For a few years, respected local manager Value Partners Ltd had both a closed-end investment company listed in HK under Chapter 21 (Value Partners China Greenchip Fund Ltd), and an open-ended SFC-authorised mutual fund, investing in similar stocks. The listed company had to make provision for HK profits tax, even though after 3 years it eventually succeeded in clearing its tax and reversing the provisions, presumably by arguing that it was making capital gains and not profits. Meanwhile, the mutual fund was tax-exempt. Eventually, in 2007 the listed fund was delisted and converted into an SFC-authorised open-ended mutual fund, but for a while it provided a perfect illustration of the absurdity of the law.

The Government should remove this ambiguity by legislating to make any gains on HK-listed securities exempt from taxation, regardless of the owner.
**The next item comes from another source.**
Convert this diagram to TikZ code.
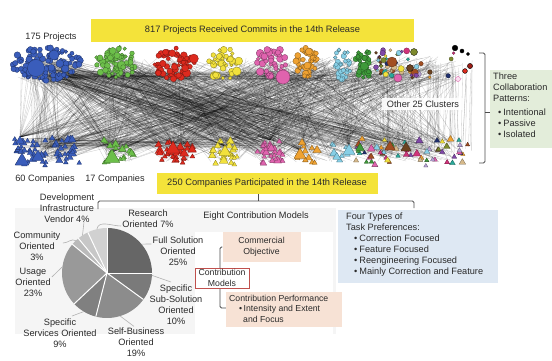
\documentclass[tikz,border=0pt]{standalone}
\usepackage{fontspec}
\setmainfont{Liberation Sans}
\usetikzlibrary{calc}
\definecolor{cblue}{HTML}{3A5DBB}
\definecolor{cgreen}{HTML}{6CBF4A}
\definecolor{cred}{HTML}{DD2A1E}
\definecolor{cyellow}{HTML}{F2E13C}
\definecolor{cpink}{HTML}{E063AE}
\definecolor{corange}{HTML}{EFA232}
\definecolor{ccyan}{HTML}{86CFE6}
\definecolor{cdgreen}{HTML}{3E9A3A}
\definecolor{cpurple}{HTML}{8048A8}
\definecolor{cbrown}{HTML}{A24E22}
\definecolor{cdbrown}{HTML}{6B4220}
\definecolor{colive}{HTML}{7D8A2E}
\definecolor{cteal}{HTML}{2AA99A}
\definecolor{clav}{HTML}{B7A2D6}
\definecolor{cmag}{HTML}{D0337A}
\definecolor{ctan}{HTML}{D6B98A}
\definecolor{cnavy}{HTML}{1F2F6E}
\definecolor{bannery}{HTML}{F4E33A}
\definecolor{peach}{HTML}{F7E2D5}
\definecolor{lblue}{HTML}{DEE8F3}
\definecolor{lgreen}{HTML}{E3EDDA}
\definecolor{txt}{HTML}{2A2A2A}
\definecolor{redbox}{HTML}{C0504D}
\definecolor{panel}{HTML}{F5F5F5}
\newcommand\circs[6]{%
\foreach \k in {1,...,#6}{%
\pgfmathsetmacro\aa{360*rnd}\pgfmathsetmacro\rf{sqrt(rnd)}%
\pgfmathsetmacro\px{#2+#4*\rf*cos(\aa)}%
\pgfmathsetmacro\py{#3+#5*\rf*sin(\aa)}%
\pgfmathsetmacro\rr{1.8+2.8*rnd*rnd}%
\filldraw[fill=#1,draw=#1!55!black,line width=0.3pt] (\px,\py) circle[radius=\rr pt];}}
\newcommand\onetri[4]{\filldraw[fill=#1,draw=#1!55!black,line width=0.3pt,line join=round] (#2,#3) +(0pt,#4 pt) -- +(-0.87*#4 pt,-0.5*#4 pt) -- +(0.87*#4 pt,-0.5*#4 pt) -- cycle;}
\newcommand\tris[6]{%
\foreach \k in {1,...,#6}{%
\pgfmathsetmacro\px{#2+#4*rand}%
\pgfmathsetmacro\py{#3+#5*rand}%
\pgfmathsetmacro\tsz{2.6+3*rnd*rnd}%
\onetri{#1}{\px}{\py}{\tsz}}}
\newcommand\hub[5]{% x y n spreadtop
\foreach \k in {1,...,#3}{%
\pgfmathsetmacro\xa{#4+#5*rnd}\pgfmathsetmacro\ya{58+22*rnd}%
\draw[netline] (\xa,\ya) -- (#1,#2);}}
\begin{document}
\begin{tikzpicture}[x=1pt,y=-1pt,
  lab/.style={font=\fontsize{9.2}{11}\selectfont, text=txt, inner sep=1pt},
  smalllab/.style={font=\fontsize{8.7}{10.8}\selectfont, text=txt, inner sep=1pt},
  ybox/.style={fill=bannery, font=\fontsize{9.3}{11}\selectfont, text=txt, inner sep=0pt},
  netline/.style={draw=black, opacity=0.21, line width=0.3pt},
  leader/.style={draw=gray!60, line width=0.6pt},
  brk/.style={draw=black!70, line width=0.8pt, rounded corners=1.5pt}]
\useasboundingbox (0,0) rectangle (552,360);
\pgfmathsetseed{7}
% background panel behind pie
\fill[panel] (15,208) rectangle (336,334);
\fill[white] (195,232) rectangle (333,334);
% ---------- network edges
\pgfmathdeclarerandomlist{tx}{{47}{47}{47}{47}{47}{117}{117}{117}{174}{174}{224}{272}{272}{307}{342}{364}{395}{420}{445}}
\pgfmathdeclarerandomlist{bx}{{47}{47}{47}{117}{117}{175}{175}{225}{270}{270}{270}{308}{340}{380}{400}{420}{445}}
\foreach \k in {1,...,850}{%
  \pgfmathrandomitem{\qa}{tx}\pgfmathrandomitem{\qb}{bx}%
  \pgfmathsetmacro\xa{\qa+18*rand}\pgfmathsetmacro\ya{68+12*rand}%
  \pgfmathsetmacro\xb{\qb+15*rand}\pgfmathsetmacro\yb{150+12*rand}%
  \draw[netline] (\xa,\ya) -- (\xb,\yb);}
\foreach \k in {1,...,60}{%
  \pgfmathsetmacro\xa{378+95*rnd}\pgfmathsetmacro\xb{\xa+5*rand}%
  \pgfmathsetmacro\ya{60+18*rnd}\pgfmathsetmacro\yb{140+15*rnd}%
  \draw[netline] (\xa,\ya) -- (\xb,\yb);}
\foreach \k in {1,...,40}{%
  \pgfmathsetmacro\xa{18+40*rnd}\pgfmathsetmacro\ya{138+10*rnd}%
  \pgfmathsetmacro\xb{200+100*rnd}\pgfmathsetmacro\yb{136+12*rnd}%
  \draw[netline] (\xa,\ya) -- (\xb,\yb);}
\foreach \k in {1,...,50}{%
  \pgfmathsetmacro\xa{20+60*rnd}\pgfmathsetmacro\ya{70+10*rnd}%
  \pgfmathsetmacro\xb{150+300*rnd}\pgfmathsetmacro\yb{70+12*rnd}%
  \draw[netline] (\xa,\ya) -- (\xb,\yb);}
\hub{112}{152}{40}{15}{330}
\hub{173}{144}{40}{15}{330}
\hub{225}{146}{35}{15}{330}
\hub{300}{150}{35}{100}{280}
\hub{349}{146}{20}{300}{80}
\hub{20}{137}{40}{15}{330}
\hub{270}{140}{30}{15}{330}
% ---------- top clusters (circles)
\circs{cblue}{47}{64}{35}{17}{115}
\filldraw[fill=cblue,draw=cblue!55!black,line width=0.3pt] (36,68) circle[radius=8.5pt];
\filldraw[fill=cblue,draw=cblue!55!black,line width=0.3pt] (54,55) circle[radius=5pt];
\circs{cgreen}{117}{63}{22}{16}{70}
\circs{cred}{174}{63}{21}{16}{65}
\circs{cyellow}{224}{64}{16}{16}{45}
\circs{cpink}{272}{63}{16}{16}{40}
\filldraw[fill=cpink,draw=cpink!55!black,line width=0.3pt] (283,77) circle[radius=7pt];
\circs{corange}{307}{62}{12}{15}{40}
\circs{ccyan}{342}{64}{9}{16}{30}
\circs{cdgreen}{364}{63}{9}{15}{26}
\pgfmathdeclarerandomlist{oc}{{cpurple}{cbrown}{cdbrown}{colive}{cteal}{clav}{cmag}{ctan}{cpink}{corange}{ccyan}{cdgreen}{cyellow}{cnavy}{cpurple}{cbrown}}
\foreach \k in {1,...,60}{%
  \pgfmathrandomitem{\cc}{oc}%
  \pgfmathsetmacro\px{376+95*rnd*rnd}\pgfmathsetmacro\py{50+28*rnd}%
  \pgfmathsetmacro\rr{1.4+2.4*rnd*rnd}%
  \filldraw[fill=\cc,draw=\cc!55!black,line width=0.3pt] (\px,\py) circle[radius=\rr pt];}
\filldraw[fill=cbrown,draw=cbrown!55!black,line width=0.3pt] (392,62) circle[radius=5pt];
\filldraw[fill=cdbrown,draw=black,line width=0.3pt] (410,68) circle[radius=3.5pt];
\filldraw[fill=colive,draw=black,line width=0.3pt] (414,52) circle[radius=3.5pt];
\filldraw[fill=cpink,draw=cpink!55!black,line width=0.3pt] (398,78) circle[radius=4pt];
\filldraw[fill=black] (455,48) circle[radius=2.8pt] (462,51) circle[radius=2pt] (468,54) circle[radius=1.6pt];
\filldraw[fill=cred!70!black] (470,66) circle[radius=2.6pt];
\filldraw[fill=cred] (465,71) circle[radius=2.4pt];
\filldraw[fill=cpink!20,draw=cpink] (458,79) circle[radius=2.5pt];
% ---------- bottom clusters (triangles)
\tris{cblue}{47}{152}{33}{14}{55}
\onetri{cblue}{22}{161}{8}
\onetri{cblue}{38}{157}{7}
\onetri{cblue}{20}{141}{5}
\tris{cgreen}{118}{152}{16}{12}{18}
\onetri{cgreen}{112}{158}{9}
\tris{cred}{175}{151}{18}{12}{28}
\onetri{cred}{173}{149}{8}
\tris{cyellow}{225}{152}{13}{13}{28}
\onetri{cyellow}{225}{152}{7}
\tris{cpink}{270}{152}{13}{12}{30}
\tris{corange}{308}{152}{12}{11}{12}
\onetri{corange}{300}{155}{7}
\tris{ccyan}{340}{153}{9}{12}{10}
\onetri{ccyan}{349}{151}{7}
\foreach \k in {1,...,60}{%
  \pgfmathrandomitem{\cc}{oc}%
  \pgfmathsetmacro\px{356+112*rnd}\pgfmathsetmacro\py{138+28*rnd}%
  \pgfmathsetmacro\tsz{2.4+2.6*rnd*rnd}%
  \onetri{\cc}{\px}{\py}{\tsz}}
\onetri{cbrown}{390}{147}{6}
\onetri{cdbrown}{406}{148}{6}
\onetri{cdgreen}{360}{148}{5}
% ---------- labels of the network
\node[lab] (projects) at (51,37) {175 Projects};
\node[ybox, minimum width=323pt, minimum height=23pt] (banner1) at (252.5,30.5) {817 Projects Received Commits in the 14th Release};
\node[lab, fill=white, fill opacity=0.9, text opacity=1, inner xsep=5pt, inner ysep=3pt] (others) at (423,104) {Other 25 Clusters};
\node[lab] (comp60) at (45,179) {60 Companies};
\node[lab] (comp17) at (115,179) {17 Companies};
% right bracket and green box
\coordinate (rbt) at (479,53);
\coordinate (rbb) at (479,163);
\coordinate (rbm) at (490,112);
\draw[brk] (rbt) -- (485,53) -- (485,163) -- (rbb);
\draw[brk] (485,112) -- (rbm);
\node[fill=lgreen, anchor=north west, minimum width=62pt, minimum height=78pt, inner sep=0pt] (gbox) at (490,70) {};
\node[lab, anchor=north west, align=left] (collab) at (492,72) {Three\\Collaboration\\Patterns:\\[3pt]\hspace*{5pt}•\hspace{2pt}Intentional\\\hspace*{5pt}•\hspace{2pt}Passive\\\hspace*{5pt}•\hspace{2pt}Isolated};
% ---------- second banner and bracket
\node[ybox, minimum width=221pt, minimum height=21pt] (banner2) at (267,183) {250 Companies Participated in the 14th Release};
\coordinate (bl) at (98,209);
\coordinate (br) at (414,208);
\draw[brk] (bl) -- (98,201) -- (414,201) -- (br);
\draw[brk] (258,201) -- (banner2.south -| 258,0);
% ---------- pie chart
\coordinate (pc) at (107,273);
\def\pr{45pt}
\fill[black!60] (pc) -- ++(90:\pr) arc[start angle=90, end angle=0, radius=\pr] -- cycle;
\fill[black!52] (pc) -- ++(0:\pr) arc[start angle=0, end angle=-36, radius=\pr] -- cycle;
\fill[black!45] (pc) -- ++(-36:\pr) arc[start angle=-36, end angle=-104.4, radius=\pr] -- cycle;
\fill[black!50] (pc) -- ++(-104.4:\pr) arc[start angle=-104.4, end angle=-136.8, radius=\pr] -- cycle;
\fill[black!40] (pc) -- ++(-136.8:\pr) arc[start angle=-136.8, end angle=-219.6, radius=\pr] -- cycle;
\fill[black!27] (pc) -- ++(-219.6:\pr) arc[start angle=-219.6, end angle=-230.4, radius=\pr] -- cycle;
\fill[black!22] (pc) -- ++(-230.4:\pr) arc[start angle=-230.4, end angle=-244.8, radius=\pr] -- cycle;
\fill[black!18] (pc) -- ++(-244.8:\pr) arc[start angle=-244.8, end angle=-270, radius=\pr] -- cycle;
\foreach \ang in {90,0,-36,-104.4,-136.8,-219.6,-230.4,-244.8}{
  \draw[white, line width=1pt] (pc) -- ++(\ang:\pr);}
% pie labels
\node[lab, align=center] (devinf) at (67,208) {Development\\Infrastructure\\Vendor 4\%};
\node[lab, align=center] (research) at (148,218.5) {Research\\Oriented 7\%};
\node[lab, align=center] (fullsol) at (178,251) {Full Solution\\Oriented\\25\%};
\node[lab, align=center] (subsol) at (176,304.5) {Specific\\Sub-Solution\\Oriented\\10\%};
\node[lab, align=center] (selfbus) at (136,342) {Self-Business\\Oriented\\19\%};
\node[lab, align=center] (services) at (60,333) {Specific\\Services Oriented\\9\%};
\node[lab, align=center] (usage) at (33,282) {Usage\\Oriented\\23\%};
\node[lab, align=center] (community) at (37,246.5) {Community\\Oriented\\3\%};
% leader lines
\draw[leader] ($(pc)+(-257:\pr)$) to[out=80,in=180] (research.west |- 0,226);
\draw[leader] ($(pc)+(123:\pr)$) -- (84,222);
\draw[leader] ($(pc)+(134:\pr)$) to[out=150,in=0] (63,243);
\draw[leader] ($(pc)+(172:\pr)$) -- (usage.east |- 0,277);
\draw[leader] ($(pc)+(-121:\pr)$) -- (72,316);
\draw[leader] ($(pc)+(-73:\pr)$) -- (selfbus.north -| 134,0);
\draw[leader] ($(pc)+(-3:\pr)$) -- (171,282);
\draw[leader] ($(pc)+(40:\pr)$) -- (fullsol.west |- 0,244);
% ---------- contribution models
\node[lab] (eight) at (256,216) {Eight Contribution Models};
\node[fill=peach, minimum width=78pt, minimum height=30pt, inner sep=0pt] (commbox) at (261.5,247) {};
\node[smalllab, align=center] (commtxt) at (commbox) {Commercial\\Objective};
\node[fill=peach, minimum width=116pt, minimum height=35pt, inner sep=0pt] (perfbox) at (284,309.5) {};
\node[smalllab, anchor=north west, align=left] (perftxt) at (228,293.5) {Contribution Performance\\\hspace*{10pt}•\hspace{1.5pt}Intensity and Extent\\\hspace*{14pt}and Focus};
\draw[brk] (commbox.west) -- (220,247) -- (220,308) -- (perfbox.west |- 0,308);
\node[draw=redbox, fill=white, line width=0.8pt, minimum width=54pt, minimum height=20pt, inner sep=0pt, smalllab, align=center] (cmodels) at (222,278) {Contribution\\Models};
% ---------- task preferences
\node[fill=lblue, anchor=north west, minimum width=160pt, minimum height=73pt, inner sep=0pt] (bluebox) at (338,210) {};
\node[lab, anchor=north west, align=left] (tasks) at (345,211.5) {Four Types of\\Task Preferences:\\\hspace*{8pt}•\hspace{2pt}Correction Focused\\\hspace*{8pt}•\hspace{2pt}Feature Focused\\\hspace*{8pt}•\hspace{2pt}Reengineering Focused\\\hspace*{8pt}•\hspace{2pt}Mainly Correction and Feature};
\end{tikzpicture}
\end{document}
It would initially not make much difference to tax revenues, since very few traders currently come onshore and knowingly expose themselves to that tax, but it would greatly expand the scope of the onshore fund management industry in Hong Kong by giving certainty that their funds will not be subject to tax on their gains.

That fund management industry would create employment in its own sector and through its fees, creates taxable profits. There would also be jobs and profits in the accounting, legal and broking sector created by the presence of such managers. So even if Webb-site.com never sets up a closed-end fund, a change to the law would facilitate many other funds. We're not saying we would launch a fund, because we rather enjoy spending our time on non-profit pro bono governance activities, but the deterrent of a taxation battle is one reason why we wouldn't and why other's don't.